You would have to be very firm to convince your hosts that no, you don’t want that third glass of wine/won’t eat their pork stew. For vegans, gluten-free folks and such it’s always a good idea to say it in advance, but still double check and don’t get offended if they forgot or even remembered and still decided to offer meat (just in case).
It’s just part of the Romanian culture 🙂
Most Romanian women have successful careers AND do the majority of the house chores. The way this is balanced out is that some areas are considered a man’s job – for instance home improvement and car maintenance. Be prepared, if you are a male, for a certain degree of mockery if you can’t work a power drill, and if you are female – if you can’t prepare basic dishes. The other way round is not true – women are perfectly fine not knowing how the engine works, men don’t need to learn to cook. I am not saying this is correct, but it is what it is. Once again, if you respect their views, Romanians will respect yours, too.
In the public transport, it is expected of men to give up their seats to ladies, and of the young – to give them up to the older. While this is common etiquette for most Western countries, in Romania it is near obligatory. Expect some angry stares if you forget to do it, maybe even some confrontation (it has happened to me more times than I can count, and sometimes just because I didn’t notice the elderly lady that has entered).
In the hot summer nights, parks are the place to be and everybody drinks beer, some even hard liquor. Drunkedness, however, is way more frowned upon than in Western countries. Romanians are easily shocked and disgusted at drunk people, even if they are just a bunch of 20-something’s making their way home from the club. In general, you will notice that while Romanian people drink quite a lot, they don’t really get blind-drunk and throwing up is actually rare, even at disco bathrooms.
…and you better know how to hold your alcohol, since this one is 40% and usually you have it with salad or appetizers, as an apperetive. In a way, Romanians see the spirit as an appetizer in itself as it is said to increase your appetite for the rich, greasy dishes to follow.
While not all weird rules are followed by everybody, some superstitions are so popular that you might have a hard time convincing people that they are untrue and don’t really matter. Black cats come to mind, but also not leaving your bag on the floor, not sitting at the corner of a table, not whistling inside a building (which means you invite evil spirits inside).
You will notice they even downplay their qualities, so as not to come across as too full of themselves. Self-irony and sense of humor are essential as they demonstrate both humility and cheerfulness. Romanians love to laugh at themselves first.
With minimum wage at just above 200 EUR, this is understandable and you will enjoy a new-found sense of wealth while travelling around the country. In the eyes of locals, your foreigner status might be equal to rich person status. This is both good (respect) and bad (higher risk to be mugged or defrauded), so keep your guard on.
For some dishes, you will need to gather your courage and I hope you have a strong stomach, too. Examples include tripe soup and a sort of meat-jello with pork and plenty of garlic (Piftie). A way to ease into it are all the different yummy breads, as well as their national dish made of boiled corn meal (Mămăligă). The mămăligă goes with various different toppings, cheese and butter being the classic. Try it with bacon as well — corn goes surprisingly well with it.

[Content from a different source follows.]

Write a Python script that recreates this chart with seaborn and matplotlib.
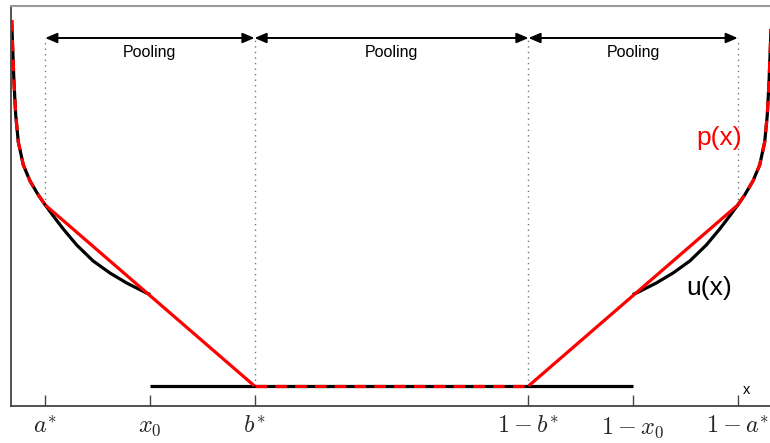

Romania is large and also largely undiscovered. It is great alternative for travelers on a budget that still want to have the European experience or for Westerners tired of the usual Greek beaches they visit for their vacations.
With all the peculiarities of the social norms, the national character and even the food, it might be intimidating to try communicating with Romanians. I promise, though, it is worthy. The Romanian culture is naturally humble, down-to-earth and friendly, so please, promise you will try making some Romanian friends on your next trip.